2. Remove from the mixer bowl and knead briefly on your work surface until well combined.
3. Lightly sprinkle the top and bottom of the ball of dough with flour (be sure to flour both sides!), put it between two sheets of parchment paper, and lightly flatten it into a disk (don’t roll it out completely). Transfer the dough, with the paper, to the refrigerator and chill for 2 hours.
4. Remove from the fridge, and roll out the dough to a thickness of 3 mm. Line the ring with the dough, making sure that the sides are fully filled in and straight so that they don’t collapse during baking. Using a knife, gently trim the overhanging edges. Freeze the dough-lined ring for about half an hour.
5. Preheat the oven to 170 degrees Celsius.
6. Chocolate Custard filling: In a medium saucepan, heat the milk and cream until simmering.
7. Meanwhile, in a large bowl, whisk the eggs and sugar together until they turn a creamy color. Add the flour and cornflour and mix.
8. When the milk and cream reach boiling point, pour 1/3 of the hot liquid over the egg mix. Do this a little bit at a time while mixing, so that you do not cook the eggs.
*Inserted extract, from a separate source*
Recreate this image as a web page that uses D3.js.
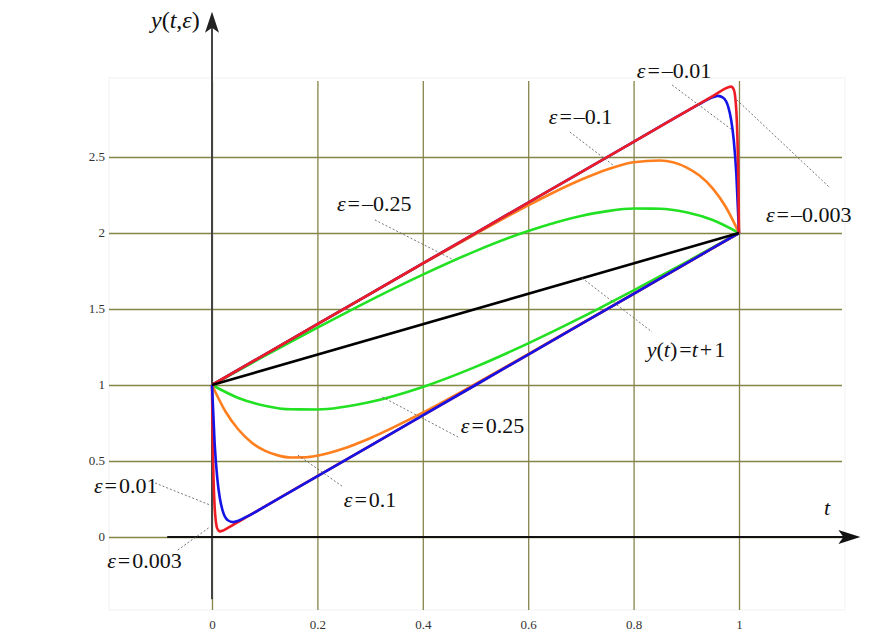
<!DOCTYPE html>
<html>
<head>
<meta charset="utf-8">
<script src="https://cdn.jsdelivr.net/npm/d3@7"></script>
<style>
	body { margin: 0; background: #fff; }
	.tick text { font-family: "Liberation Serif", "DejaVu Serif", serif; font-size: 13px; fill: #333; }
	.lbl { font-family: "Liberation Serif", "DejaVu Serif", serif; font-size: 22px; fill: #111; }
</style>
</head>
<body>
<script>
//Tick values
const xTicks = [0, 0.2, 0.4, 0.6, 0.8, 1];
const yTicks = [0, 0.5, 1, 1.5, 2, 2.5];

//Curves: t values and y values
const tPos025 = [0, 0.05, 0.1, 0.15, 0.2, 0.3, 0.4, 0.5, 0.6, 0.7, 0.8, 0.9, 1];
const yPos025 = [1, 0.915, 0.864, 0.840, 0.839, 0.888, 0.987, 1.119, 1.274, 1.443, 1.623, 1.809, 2];

const tPos01 = [0, 0.025, 0.05, 0.075, 0.1, 0.125, 0.15, 0.175, 0.2, 0.25, 0.3, 0.4, 0.5, 0.6, 0.8, 1];
const yPos01 = [1, 0.829, 0.707, 0.622, 0.568, 0.537, 0.523, 0.524, 0.535, 0.582, 0.650, 0.818, 1.007, 1.203, 1.600, 2];

const tPos001 = [0, 0.005, 0.01, 0.015, 0.02, 0.03, 0.04, 0.05, 0.07, 0.1, 0.3, 0.5, 0.7, 0.9, 1];
const yPos001 = [1, 0.617, 0.388, 0.253, 0.175, 0.110, 0.098, 0.107, 0.141, 0.2, 0.6, 1.0, 1.4, 1.8, 2];

const tPos0003 = [0, 0.001, 0.002, 0.003, 0.005, 0.0075, 0.01, 0.015, 0.02, 0.03, 0.05, 0.3, 0.5, 0.7, 0.9, 1];
const yPos0003 = [1, 0.719, 0.517, 0.374, 0.199, 0.097, 0.056, 0.037, 0.041, 0.06, 0.1, 0.6, 1.0, 1.4, 1.8, 2];

const tNeg025 = [0, 0.1, 0.2, 0.3, 0.4, 0.5, 0.6, 0.7, 0.75, 0.8, 0.85, 0.9, 0.95, 1];
const yNeg025 = [1, 1.191, 1.377, 1.557, 1.726, 1.881, 2.013, 2.112, 2.144, 2.161, 2.160, 2.136, 2.085, 2];

const tNeg01 = [0, 0.1, 0.2, 0.3, 0.4, 0.5, 0.6, 0.65, 0.7, 0.75, 0.8, 0.85, 0.9, 0.925, 0.95, 0.975, 1];
const yNeg01 = [1, 1.2, 1.400, 1.599, 1.798, 1.993, 2.182, 2.270, 2.350, 2.418, 2.465, 2.477, 2.432, 2.378, 2.294, 2.171, 2];

const tNeg001 = [0, 0.2, 0.4, 0.6, 0.8, 0.9, 0.93, 0.95, 0.96, 0.97, 0.98, 0.985, 0.99, 0.995, 1];
const yNeg001 = [1, 1.4, 1.8, 2.2, 2.6, 2.8, 2.858, 2.893, 2.902, 2.890, 2.825, 2.747, 2.612, 2.384, 2];

const tNeg0003 = [0, 0.2, 0.4, 0.6, 0.8, 0.95, 0.98, 0.985, 0.99, 0.993, 0.995, 0.997, 0.998, 0.999, 1];
const yNeg0003 = [1, 1.4, 1.8, 2.2, 2.6, 2.9, 2.959, 2.963, 2.944, 2.889, 2.801, 2.626, 2.483, 2.282, 2];

const tLimit = [0, 1];
const yLimit = [1, 2];

//Label texts with their anchor point [t, y] and leader line ends
const labelNames = ["ε=–0.01", "ε=–0.1", "ε=–0.003", "ε=–0.25", "y(t)=t+1", "ε=0.25", "ε=0.1", "ε=0.01", "ε=0.003"];
const labelAt = [[0.806, 3.02], [0.639, 2.717], [1.051, 2.072], [0.237, 2.145], [0.825, 1.184], [0.472, 0.684], [0.25, 0.197], [-0.224, 0.289], [-0.199, -0.204]];
const leaderFrom = [[0.873, 2.974], [0.679, 2.664], [0.996, 2.875], [0.309, 2.086], [0.702, 1.704], [0.323, 0.921], [0.163, 0.539], [-0.108, 0.355], [-0.065, -0.086]];
const leaderTo = [[0.987, 2.678], [0.761, 2.447], [1.173, 2.296], [0.455, 1.829], [0.835, 1.349], [0.467, 0.658], [0.249, 0.329], [-0.004, 0.211], [-0.004, 0.066]];

window.onload = function(){
	let w = 870, h = 637;

	let svg = d3.select("body")
		.append("svg")
		.attr("width", w)
		.attr("height", h);

	let x = d3.scaleLinear().domain([0, 1]).range([212, 739]);
	let y = d3.scaleLinear().domain([0, 2.5]).range([537, 157]);

	//faint frame
	svg.append("rect")
		.attr("x", 109).attr("y", y(3.02))
		.attr("width", 736).attr("height", y(-0.48) - y(3.02))
		.style("fill", "none")
		.style("stroke", "#f2f2f2");

	//grid: horizontal lines through the y axis generator
	let gridY = svg.append("g")
		.attr("class", "gridY")
		.attr("transform", "translate(109,0)")
		.call(d3.axisLeft(y).tickValues(yTicks).tickSize(-733).tickPadding(4).tickFormat(d3.format("")));
	gridY.select(".domain").remove();
	gridY.selectAll("line").style("stroke", "#85854a").style("stroke-width", 1.3);
	gridY.selectAll("text").attr("dy", "0.3em");

	//grid: vertical lines
	let gridX = svg.append("g")
		.attr("class", "gridX")
		.attr("transform", "translate(0," + y(-0.48) + ")")
		.call(d3.axisBottom(x).tickValues(xTicks).tickSize(-(y(-0.48) - y(3))).tickPadding(10).tickFormat(d3.format("")));
	gridX.select(".domain").remove();
	gridX.selectAll("line").style("stroke", "#85854a").style("stroke-width", 1.3);

	//axes
	svg.append("line")
		.attr("x1", x(0)).attr("x2", x(0))
		.attr("y1", y(-0.41)).attr("y2", y(3.35))
		.style("stroke", "#444").style("stroke-width", 2);
	svg.append("path")
		.attr("d", "M" + x(0) + "," + (y(3.35) - 16) + " l-7,21 l7,-5 l7,5 z")
		.style("fill", "#222");
	svg.append("line")
		.attr("x1", x(-0.085)).attr("x2", x(1.2))
		.attr("y1", y(0)).attr("y2", y(0))
		.style("stroke", "#111").style("stroke-width", 1.8);
	svg.append("path")
		.attr("d", "M" + (x(1.2) + 16) + "," + y(0) + " l-22,-7 l5,7 l-5,7 z")
		.style("fill", "#111");

	//curves
	let series = [
		[tPos025, yPos025, "#22e022"],
		[tNeg025, yNeg025, "#22e022"],
		[tPos01, yPos01, "#ff7f1e"],
		[tNeg01, yNeg01, "#ff7f1e"],
		[tPos0003, yPos0003, "#ee1c24"],
		[tPos001, yPos001, "#1414e6"],
		[tNeg001, yNeg001, "#1414e6"],
		[tNeg0003, yNeg0003, "#ee1c24"],
		[tLimit, yLimit, "#000000"]
	];

	let line = d3.line()
		.x(function(d){ return x(d[0]); })
		.y(function(d){ return y(d[1]); })
		.curve(d3.curveMonotoneX);

	svg.selectAll(".curve")
		.data(series)
		.enter()
		.append("path")
		.attr("class", "curve")
		.attr("d", function(s){
			return line(s[0].map(function(t, i){ return [t, s[1][i]]; }));
		})
		.style("fill", "none")
		.style("stroke", function(s){ return s[2]; })
		.style("stroke-width", 2.6)
		.style("stroke-linejoin", "round");

	//leader lines
	svg.selectAll(".leader")
		.data(leaderFrom)
		.enter()
		.append("line")
		.attr("class", "leader")
		.attr("x1", function(d){ return x(d[0]); })
		.attr("y1", function(d){ return y(d[1]); })
		.attr("x2", function(d, i){ return x(leaderTo[i][0]); })
		.attr("y2", function(d, i){ return y(leaderTo[i][1]); })
		.style("stroke", "#666")
		.style("stroke-width", 0.9)
		.style("stroke-dasharray", "2,2");

	//labels: italic for the Greek letter and the variables, a little air round "=" and "+"
	function richText(g, str){
		let parts = str.match(/[εyt]|[=+]|[^εyt=+]+/g);
		parts.forEach(function(p){
			let span = g.append("tspan")
				.style("font-style", /^[εyt]$/.test(p) ? "italic" : "normal")
				.text(p);
			if (p === "=" || p === "+") span.attr("dx", 2);
			else if (parts.indexOf(p) > 0 && /^[=+]$/.test(parts[parts.indexOf(p) - 1] || "")) span.attr("dx", 2);
		});
	}

	labelNames.forEach(function(name, i){
		let t = svg.append("text")
			.attr("class", "lbl")
			.attr("x", x(labelAt[i][0]))
			.attr("y", y(labelAt[i][1]));
		richText(t, name);
	});

	let yTitle = svg.append("text").attr("class", "lbl").attr("x", 151).attr("y", 28);
	richText(yTitle, "y(t,ε)");
	svg.selectAll(".lbl").filter(function(){ return this === yTitle.node(); }).style("font-size", "24px");
	let xTitle = svg.append("text").attr("class", "lbl").attr("x", 824).attr("y", 515);
	richText(xTitle, "t");
};
</script>
</body>
</html>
9. Return the mixture to the saucepan, and bring to a boil, stirring constantly so the eggs don’t scorch on the bottom.
10. When the mixture comes to a boil and thickens, remove from the heat, add chocolate and stir till combined to a smooth chocolate batter.
11. Remove the dough-lined ring from the freezer, Place it on a baking sheet lined with parchment paper. Pour the filling over the dough, flatten and place in the oven.
12. Bake for about 45-50 minutes, until the filling is firm to the touch.
13. Remove from the oven, cool to room temperature and refrigerate overnight.
14. Remove from the refrigerator, sprinkle with cocoa powder and slice generously. It is recommended to remove from the refrigerator about 15 minutes before serving.